Prezydent rosji vladimir putin ogłosił decyzję o utworzeniu strefy buforowej wzdłuż granicy rosyjsko-ukraińskiej.
Według niego armia rosyjska już pracuje nad tym zadaniem. Chodzi o obwody kurski, briański i biełgorodzki, które graniczą z ukraińskimi obwodami sumskim, charkowskim i czernihowskim.
Warto zaznaczyć, że idea strefy buforowej nie jest nowa i nie powstała w odpowiedzi na ukraińskie ataki na obwody kurski czy biełgorodzki. Pojawia się ona w rosyjskiej retoryce już od końca 2022 roku i jest systematycznie powtarzana. To nie spontaniczna reakcja, lecz część długoterminowej strategii nacisku oraz planowania polityczno-wojskowego.
Strefa buforowa jest definiowana w zależności od zasięgu współczesnych środków walki. Zasięg dronów uderzeniowych to 10–20 km, artylerii — do 30 km, a ciężkich systemów i dronów dalekiego zasięgu — nawet do 50 km. Dlatego z wojskowego punktu widzenia rosja może dążyć do ustanowienia strefy buforowej o szerokości 30–50 km, obejmującej terytoria obwodów sumskiego, charkowskiego, a być może także części czernihowskiego. Może to również oznaczać próbę objęcia dużych miast, takich jak Sumy i Charków.
Na razie rosja nie dysponuje wystarczającymi siłami, by w pełni zrealizować ten plan. Niemniej jednak koncepcja „strefy buforowej” pojawia się jako polityczno-psychologiczny sygnał w kilku kierunkach: jako forma nacisku na Ukrainę i jej sojuszników, jako element wewnętrznego rosyjskiego dyskursu — uzasadnienie obecności wojsk poza już anektowanymi terytoriami — oraz jako narzędzie negocjacyjne, szczególnie wobec USA.

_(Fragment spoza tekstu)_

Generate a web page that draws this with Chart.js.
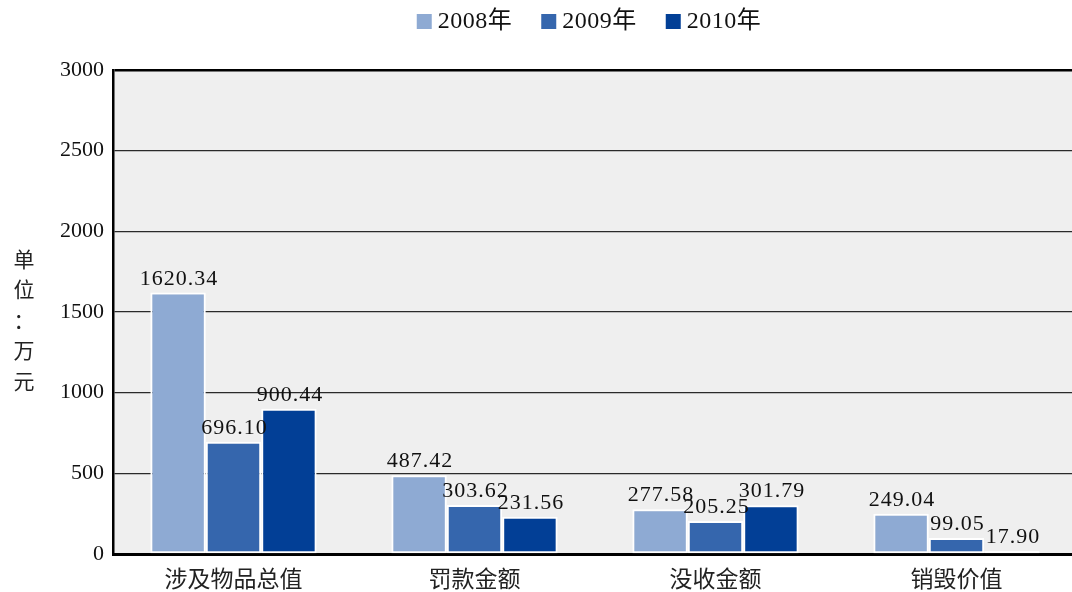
<!DOCTYPE html>
<html>
<head>
<meta charset="utf-8">
<script src="https://cdn.jsdelivr.net/npm/chart.js@4.4.0/dist/chart.umd.min.js"></script>
<style>
  html, body { margin: 0; padding: 0; background: #fff; overflow: hidden; }
  #wrap { position: relative; width: 1078px; height: 592px; }
</style>
</head>
<body>
<div id="wrap"><canvas id="finesChart"></canvas></div>
<script>
const categories = ['涉及物品总值', '罚款金额', '没收金额', '销毁价值'];
const years = ['2008年', '2009年', '2010年'];
const values2008 = [1620.34, 487.42, 277.58, 249.04];
const values2009 = [696.10, 303.62, 205.25, 99.05];
const values2010 = [900.44, 231.56, 301.79, 17.90];
const yTicks = [0, 500, 1000, 1500, 2000, 2500, 3000];
const unitLabel = ['单', '位', '：', '万', '元'];

const serif = '"Liberation Serif", "Times New Roman", "Noto Sans CJK SC", serif';
const cjk = '"Noto Sans CJK SC", serif';
const colors = ['#8eaad3', '#3566ad', '#023f96'];

// grey plot background
const plotBackground = {
    id: 'plotBackground',
    beforeDraw(chart) {
        const a = chart.chartArea;
        const ctx = chart.ctx;
        ctx.save();
        ctx.fillStyle = '#efefef';
        ctx.fillRect(a.left, a.top, a.right - a.left, a.bottom - a.top);
        ctx.restore();
    }
};

// value labels above each bar
const barValues = {
    id: 'barValues',
    afterDatasetsDraw(chart) {
        const ctx = chart.ctx;
        ctx.save();
        ctx.font = '22px ' + serif;
        ctx.letterSpacing = '1px';
        ctx.fillStyle = '#111';
        ctx.textAlign = 'center';
        ctx.textBaseline = 'alphabetic';
        chart.data.datasets.forEach((ds, i) => {
            chart.getDatasetMeta(i).data.forEach((bar, j) => {
                ctx.fillText(ds.data[j].toFixed(2), bar.x + 1, bar.y - 8);
            });
        });
        ctx.restore();
    }
};

// unit label, one character per line, and the legend row
const extras = {
    id: 'extras',
    afterDraw(chart) {
        const ctx = chart.ctx;
        const a = chart.chartArea;
        ctx.save();
        ctx.font = '21px ' + cjk;
        ctx.fillStyle = '#222';
        ctx.textAlign = 'center';
        ctx.textBaseline = 'middle';
        unitLabel.forEach((ch, i) => {
            ctx.fillText(ch, 24, 259 + i * 30.5);
        });

        // legend
        ctx.font = '24px ' + serif;
        ctx.letterSpacing = '0.5px';
        ctx.textAlign = 'left';
        const box = 15, gap = 6, spacing = 29;
        const widths = years.map(t => box + gap + ctx.measureText(t).width);
        const total = widths.reduce((s, w) => s + w, 0) + spacing * (years.length - 1);
        let x = (a.left + a.right) / 2 - total / 2 - 6;
        years.forEach((t, i) => {
            ctx.fillStyle = colors[i];
            ctx.fillRect(x, 14, box, box);
            ctx.fillStyle = '#111';
            ctx.fillText(t, x + box + gap, 22);
            x += widths[i] + spacing;
        });
        ctx.restore();
    }
};

const ctx = document.getElementById('finesChart').getContext('2d');
new Chart(ctx, {
    type: 'bar',
    data: {
        labels: categories,
        datasets: [values2008, values2009, values2010].map((vals, i) => ({
            label: years[i],
            data: vals,
            backgroundColor: colors[i],
            borderColor: '#ffffff',
            borderWidth: 2,
            borderSkipped: false,
            barPercentage: 1,
            categoryPercentage: 0.69
        }))
    },
    options: {
        responsive: true,
        maintainAspectRatio: false,
        animation: false,
        layout: { padding: { top: 70, right: 1, left: 0, bottom: 0 } },
        plugins: {
            legend: { display: false },
            tooltip: { enabled: false }
        },
        scales: {
            x: {
                afterFit(scale) {
                    scale.height = 38;
                },
                grid: { display: false, drawTicks: false },
                border: { color: '#000', width: 3 },
                ticks: {
                    font: { family: cjk, size: 23 },
                    color: '#222',
                    padding: 10
                }
            },
            y: {
                min: 0,
                max: 3000,
                afterBuildTicks(scale) {
                    scale.ticks = yTicks.map(v => ({ value: v }));
                },
                afterFit(scale) {
                    scale.width = 113;
                },
                grid: {
                    drawTicks: false,
                    color: c => c.tick && c.tick.value === 3000 ? '#000' : '#2a2a2a',
                    lineWidth: c => c.tick && c.tick.value === 3000 ? 2.5 : 1.3
                },
                border: { color: '#000', width: 2.5 },
                ticks: {
                    font: { family: serif, size: 22 },
                    color: '#111',
                    padding: 9,
                    callback: v => String(v)
                }
            }
        }
    },
    plugins: [plotBackground, barValues, extras]
});
</script>
</body>
</html>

Jeśli chodzi o status tej strefy, możliwe są dwa scenariusze: formalna aneksja — na wzór obwodów chersońskiego i zaporoskiego — oraz format „szarej strefy”, jak w przypadku „DRL/ŁRL”, Abchazji, Osetii czy Naddniestrza — czyli terytorium pod faktyczną kontrolą Rosji, ale bez prawnego uznania, co daje przestrzeń do przyszłych targów politycznych.
W ogóle bezkompromisowa retoryka kremla nasiliła się po rozmowie telefonicznej putina z Trumpem. W obliczu impasu negocjacyjnego i łagodnej reakcji USA, rosja otwarcie podnosi stawkę — rozszerzając zarówno swoje roszczenia terytorialne, jak i ideologiczne uzasadnienia dla wojny.
Zapowiedź utworzenia „strefy buforowej” wzdłuż granicy z Ukrainą, podobnie jak niedawne twierdzenia o „prawnej ciągłości ZSRR”, należy postrzegać nie jako odosobnione wypowiedzi, lecz jako element spójnej strategii przetargowej wobec Zachodu. Moskwa formuje dwupoziomowy przekaz: „Albo uznacie nasze minimalne żądania — aneksję już okupowanych obszarów — albo pójdziemy dalej: rozszerzymy okupację, stworzymy nową strefę kontroli i zmienimy ramy całego konfliktu”.
Formuła jest prosta: nie chcecie de facto uznać 4 obwodów — dostaniecie 6, 8, a może i strefę buforową o szerokości 50 km wzdłuż całej granicy. Ta logika nie jest tylko terytorialna — jest koncepcyjna. Pod pretekstem „zapewnienia bezpieczeństwa” rosja przywraca do gry sowiecką mapę świata, w której Ukraina nie jest suwerennym państwem, lecz częścią „Wielkiej rosji” — a zatem wszelkie działania wobec niej to wewnętrzna sprawa federacji rosyjskiej.
Szczególne zaniepokojenie budzi fakt, że część zachodnich elit może postrzegać ten argument jako wygodną ramę — pozwalającą zrzucić z siebie odpowiedzialność za wynik konfliktu i usprawiedliwić bierność jako reakcję na „trudny spór postsowiecki”.